Qatar is an Islamic state with multi-religious minorities like most of the Persian Gulf countries with waves of migration over the last 30 years. Muslims form 65.5% of the Qatari population, followed by Hindus at 15.4%, Christians at 14.2%, Buddhists at 3.3% and the rest 1.9% of the population follow other religions or are unaffiliated. Qatar is also home to numerous other religions mostly from the Middle East and Asia.

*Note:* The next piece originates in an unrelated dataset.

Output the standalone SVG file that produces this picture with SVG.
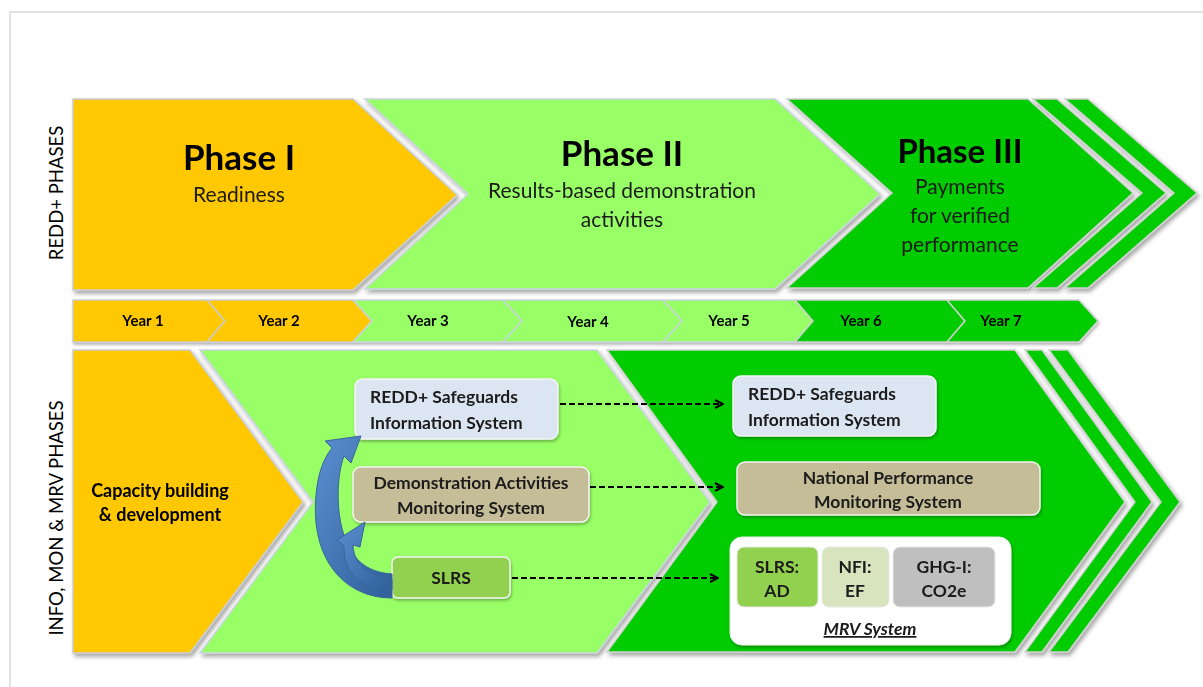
<svg xmlns="http://www.w3.org/2000/svg" width="1203" height="687" viewBox="0 0 1203 687">
<defs>
<filter id="sh" x="-10%" y="-10%" width="125%" height="130%">
<feDropShadow dx="2" dy="3" stdDeviation="2" flood-color="#000" flood-opacity="0.35"/>
</filter>
<filter id="sh2" x="-10%" y="-20%" width="125%" height="150%">
<feDropShadow dx="1" dy="2" stdDeviation="1.5" flood-color="#000" flood-opacity="0.3"/>
</filter>
<linearGradient id="blue" x1="0" y1="0" x2="1" y2="1">
<stop offset="0" stop-color="#5b8fd0"/>
<stop offset="1" stop-color="#2f5f9a"/>
</linearGradient>
<marker id="ah" viewBox="0 0 10 10" refX="9" refY="5" markerWidth="10" markerHeight="10" markerUnits="userSpaceOnUse" orient="auto">
<path d="M1,1 L9,5 L1,9" fill="none" stroke="#000" stroke-width="2"/>
</marker>
</defs>
<style>
.yel{fill:#FFC800;stroke:#c9ccd2;stroke-width:1.5}
.lg{fill:#99FF66;stroke:#c9d3e0;stroke-width:1.5}
.dg{fill:#00CC00;stroke:#d0d0d0;stroke-width:1.5}
.t{font-family:Lato,"Liberation Sans",sans-serif;fill:#000;text-anchor:middle}
.big{font-size:35px;font-weight:bold}
.sub{font-size:21px;fill:#1a1a1a}
.yr{font-size:15px;font-weight:bold}
.side{font-size:18.5px;font-family:Lato,"Liberation Sans",sans-serif;fill:#000;text-anchor:middle}
.bx{font-family:Lato,"Liberation Sans",sans-serif;font-size:17.5px;font-weight:bold;fill:#1a1a1a}
.box{stroke:#f4f4f4;stroke-width:1.5}
.dash{fill:none;stroke:#000;stroke-width:2;stroke-dasharray:6 3}
</style>
<rect width="1203" height="687" fill="#fff"/>
<path d="M10,687 L10,12 L1203,12" fill="none" stroke="#d9d9d9" stroke-width="1.5"/>

<text class="side" transform="translate(63,193) rotate(-90)">REDD+ PHASES</text>
<text class="side" transform="translate(63,518) rotate(-90)">INFO, MON &amp; MRV PHASES</text>

<g id="phase1" filter="url(#sh)">
<polygon class="yel" points="73,99 353,99 457,195 353,290 73,290"/>
<text class="t big" x="239" y="170">Phase I</text>
<text class="t sub" x="239" y="202">Readiness</text>
</g>
<g id="phase2" filter="url(#sh)">
<polygon class="lg" points="365,99 775,99 880,194 775,289 365,289 468,194"/>
<text class="t big" x="622" y="166">Phase II</text>
<text class="t sub" x="622" y="198">Results-based demonstration</text>
<text class="t sub" x="622" y="227">activities</text>
</g>
<g id="phase3" filter="url(#sh)">
<polygon class="dg" points="787,99 1028,99 1133,193 1028,288 787,288 892,193"/>
<polygon class="dg" points="1033,99 1057,99 1166,193 1057,288 1033,288 1142,193"/>
<polygon class="dg" points="1065,99 1088,99 1197,193 1088,288 1065,288 1174,193"/>
<text class="t big" x="960" y="163" style="font-size:33px">Phase III</text>
<text class="t sub" x="960" y="194">Payments</text>
<text class="t sub" x="960" y="223">for verified</text>
<text class="t sub" x="960" y="252">performance</text>
</g>

<g id="years" filter="url(#sh2)">
<g id="year1"><polygon class="yel" points="73,300 207,300 225,321 207,342 73,342"/><text class="t yr" x="143" y="326">Year 1</text></g>
<g id="year2"><polygon class="yel" points="207,300 353,300 372,321 353,342 207,342 225,321"/><text class="t yr" x="279" y="326">Year 2</text></g>
<g id="year3"><polygon class="lg" points="353,300 503,300 522,321 503,342 353,342 372,321"/><text class="t yr" x="428" y="326">Year 3</text></g>
<g id="year4"><polygon class="lg" points="503,300 663,300 682,321 663,342 503,342 522,321"/><text class="t yr" x="588" y="327">Year  4</text></g>
<g id="year5"><polygon class="lg" points="663,300 795,300 813,321 795,342 663,342 682,321"/><text class="t yr" x="729" y="326">Year  5</text></g>
<g id="year6"><polygon class="dg" points="795,300 947,300 965,321 947,342 795,342 813,321"/><text class="t yr" x="861" y="326">Year  6</text></g>
<g id="year7"><polygon class="dg" points="947,300 1079,300 1098,321 1079,342 947,342 965,321"/><text class="t yr" x="1001" y="326">Year  7</text></g>
</g>

<g id="capacity" filter="url(#sh)">
<polygon class="yel" points="73,350 190,350 303,502 190,653 73,653"/>
<text class="t" x="160" y="497" style="font-size:18px;font-weight:bold">Capacity building</text>
<text class="t" x="160" y="521" style="font-size:18px;font-weight:bold">&amp; development</text>
</g>
<g id="phase2-band" filter="url(#sh)">
<polygon class="lg" points="200,350 597,350 710,502 597,653 200,653 313,502"/>
</g>
<g id="phase3-band" filter="url(#sh)">
<polygon class="dg" points="607,350 1015,350 1125,502 1015,652 607,652 717,502"/>
<polygon class="dg" points="1025,350 1042,350 1152,502 1042,652 1025,652 1135,502"/>
<polygon class="dg" points="1049,350 1068,350 1180,502 1068,652 1049,652 1161,502"/>
</g>

<g id="safeguards-2" filter="url(#sh2)">
<rect class="box" x="355" y="379" width="203" height="60" rx="8" fill="#DCE6F2"/>
<text class="bx" x="370" y="403">REDD+ Safeguards</text>
<text class="bx" x="370" y="429">Information System</text>
</g>
<g id="demo" filter="url(#sh2)">
<rect class="box" x="353" y="467" width="236" height="55" rx="8" fill="#C4BD97"/>
<text class="bx" x="471" y="489" text-anchor="middle">Demonstration Activities</text>
<text class="bx" x="471" y="514" text-anchor="middle">Monitoring System</text>
</g>
<g id="slrs" filter="url(#sh2)">
<rect class="box" x="392" y="557" width="118" height="41" rx="6" fill="#92D050"/>
<text class="bx" x="451" y="584" text-anchor="middle">SLRS</text>
</g>

<g id="safeguards-3" filter="url(#sh2)">
<rect class="box" x="733" y="376" width="203" height="60" rx="8" fill="#DCE6F2"/>
<text class="bx" x="748" y="400">REDD+ Safeguards</text>
<text class="bx" x="748" y="426">Information System</text>
</g>
<g id="national" filter="url(#sh2)">
<rect class="box" x="737" y="462" width="303" height="53" rx="8" fill="#C4BD97"/>
<text class="bx" x="888" y="484" text-anchor="middle">National Performance</text>
<text class="bx" x="888" y="508" text-anchor="middle">Monitoring System</text>
</g>
<g id="mrv" filter="url(#sh2)">
<rect x="730" y="537" width="281" height="108" rx="12" fill="#fff" stroke="#e8e8e8" stroke-width="1"/>
<rect x="737" y="547" width="81" height="60" rx="7" fill="#92D050" stroke="#e8e8e8"/>
<rect x="822" y="547" width="67" height="60" rx="7" fill="#D7E4BD" stroke="#e8e8e8"/>
<rect x="893" y="547" width="102" height="60" rx="7" fill="#BFBFBF" stroke="#e8e8e8"/>
<text class="bx" x="777" y="573" text-anchor="middle">SLRS:</text>
<text class="bx" x="777" y="597" text-anchor="middle">AD</text>
<text class="bx" x="855" y="573" text-anchor="middle">NFI:</text>
<text class="bx" x="855" y="597" text-anchor="middle">EF</text>
<text class="bx" x="944" y="573" text-anchor="middle">GHG-I:</text>
<text class="bx" x="944" y="597" text-anchor="middle">CO2e</text>
<text class="bx" x="870" y="635" text-anchor="middle" font-style="italic" text-decoration="underline">MRV System</text>
</g>

<g id="connectors">
<path d="M392,598 C345,598 310,560 316,495 C318,472 324,458 332,448 L325,441 L361,436 L351,463 L344,456 C335,480 334,535 358,560 C368,570 380,573 392,574 Z" fill="url(#blue)" stroke="#3a6599" stroke-width="1"/>
<path d="M392,590 C362,589 343,575 344,546 L337,540 L365,522 L360,547 L353,545 C354,565 368,576 392,579 Z" fill="url(#blue)" stroke="#3a6599" stroke-width="1"/>
<line class="dash" x1="560" y1="404" x2="723" y2="404" marker-end="url(#ah)"/>
<line class="dash" x1="590" y1="487" x2="723" y2="487" marker-end="url(#ah)"/>
<line class="dash" x1="512" y1="578" x2="718" y2="578" marker-end="url(#ah)"/>
</g>
</svg>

The country has also hosted numerous interfaith dialogue conferences.

Islam 
 
The state religion in Qatar is Islam. Most Qataris belong to the Sunni sect of Islam. Shiites comprise around 10% of Qatar's Muslim population. Religious policy is set by the Ministry of Islamic Affairs and Islamic instruction is compulsory for Muslims in all state-sponsored schools.

The state mosque is the Mohammed Bin Abdul Wahab mosque, which is located in the Lejbailat neighbourhood and was designed by renowned Qatari architect Ibrahim Jaidah, drawing on traditional Qatari architecture.

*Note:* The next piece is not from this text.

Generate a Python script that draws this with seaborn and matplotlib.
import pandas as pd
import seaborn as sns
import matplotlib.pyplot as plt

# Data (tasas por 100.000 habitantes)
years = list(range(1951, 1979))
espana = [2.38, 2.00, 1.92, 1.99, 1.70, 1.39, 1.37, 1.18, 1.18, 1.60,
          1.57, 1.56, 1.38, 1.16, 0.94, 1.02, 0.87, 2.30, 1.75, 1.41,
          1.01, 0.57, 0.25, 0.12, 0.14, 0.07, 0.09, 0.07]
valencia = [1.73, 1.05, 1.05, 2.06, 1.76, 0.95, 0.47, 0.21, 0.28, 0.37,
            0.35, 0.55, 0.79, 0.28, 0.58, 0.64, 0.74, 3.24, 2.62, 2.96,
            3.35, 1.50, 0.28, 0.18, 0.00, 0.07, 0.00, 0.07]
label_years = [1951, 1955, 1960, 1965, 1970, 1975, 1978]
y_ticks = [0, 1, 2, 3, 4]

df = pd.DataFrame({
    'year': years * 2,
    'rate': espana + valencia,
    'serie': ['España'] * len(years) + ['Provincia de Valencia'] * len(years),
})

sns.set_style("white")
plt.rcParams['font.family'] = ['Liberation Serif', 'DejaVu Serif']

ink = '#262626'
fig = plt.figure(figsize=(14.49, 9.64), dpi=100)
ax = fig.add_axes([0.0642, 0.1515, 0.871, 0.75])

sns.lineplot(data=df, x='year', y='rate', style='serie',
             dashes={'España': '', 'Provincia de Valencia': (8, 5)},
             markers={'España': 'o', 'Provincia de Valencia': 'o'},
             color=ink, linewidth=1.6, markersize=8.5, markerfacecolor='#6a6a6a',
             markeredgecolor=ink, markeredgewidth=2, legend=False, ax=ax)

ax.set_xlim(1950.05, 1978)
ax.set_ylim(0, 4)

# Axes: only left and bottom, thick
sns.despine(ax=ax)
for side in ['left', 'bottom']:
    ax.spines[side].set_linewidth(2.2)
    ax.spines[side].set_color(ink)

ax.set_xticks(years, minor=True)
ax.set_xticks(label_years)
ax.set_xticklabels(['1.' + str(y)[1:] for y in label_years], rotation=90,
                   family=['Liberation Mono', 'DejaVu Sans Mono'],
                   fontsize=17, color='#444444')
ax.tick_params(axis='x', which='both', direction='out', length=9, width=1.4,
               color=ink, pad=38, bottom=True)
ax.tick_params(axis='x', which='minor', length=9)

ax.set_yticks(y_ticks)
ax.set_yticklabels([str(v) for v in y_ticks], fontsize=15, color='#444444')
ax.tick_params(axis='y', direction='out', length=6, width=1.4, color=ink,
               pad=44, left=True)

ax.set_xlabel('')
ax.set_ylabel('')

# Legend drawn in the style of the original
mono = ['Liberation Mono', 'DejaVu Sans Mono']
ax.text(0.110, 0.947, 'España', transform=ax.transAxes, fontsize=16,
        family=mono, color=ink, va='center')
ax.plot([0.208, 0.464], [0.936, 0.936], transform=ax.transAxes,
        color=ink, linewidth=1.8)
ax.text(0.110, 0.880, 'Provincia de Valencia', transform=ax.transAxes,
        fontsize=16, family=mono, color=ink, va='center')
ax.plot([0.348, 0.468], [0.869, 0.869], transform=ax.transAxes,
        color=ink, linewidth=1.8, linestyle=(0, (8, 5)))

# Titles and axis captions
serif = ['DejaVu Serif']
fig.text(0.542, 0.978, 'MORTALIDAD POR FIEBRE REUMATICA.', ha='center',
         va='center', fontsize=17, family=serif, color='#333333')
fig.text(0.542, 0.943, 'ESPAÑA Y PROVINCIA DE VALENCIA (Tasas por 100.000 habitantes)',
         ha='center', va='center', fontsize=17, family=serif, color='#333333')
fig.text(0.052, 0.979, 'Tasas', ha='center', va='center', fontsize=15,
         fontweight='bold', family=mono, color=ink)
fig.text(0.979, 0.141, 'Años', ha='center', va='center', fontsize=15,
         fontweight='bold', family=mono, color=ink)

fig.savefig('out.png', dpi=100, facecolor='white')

The Abdulla Bin Zaid Al Mahmoud Islamic Cultural Center is located in the Al Souq neighbourhood of Doha, adjacent to Souq Waqif. The center provides Arabic lessons to beginners and intermediate speakers.

At the tertiary level, Islamic Studies is taught at Qatar University, and at Hamad Bin Khalifa University’s (HBKU) Faculty of Islamic Studies where a master's degree is offered. Sheikha Moza bint Nasser, the consort of the Father Emir and mother of current Emir, is the most notable graduate.

Education City is also home to the Center for Islamic Legislation and Ethics (CILE), a think tank founded in 2012 and headed by Swiss political philosopher Professor Tariq Ramadan of the University of Oxford.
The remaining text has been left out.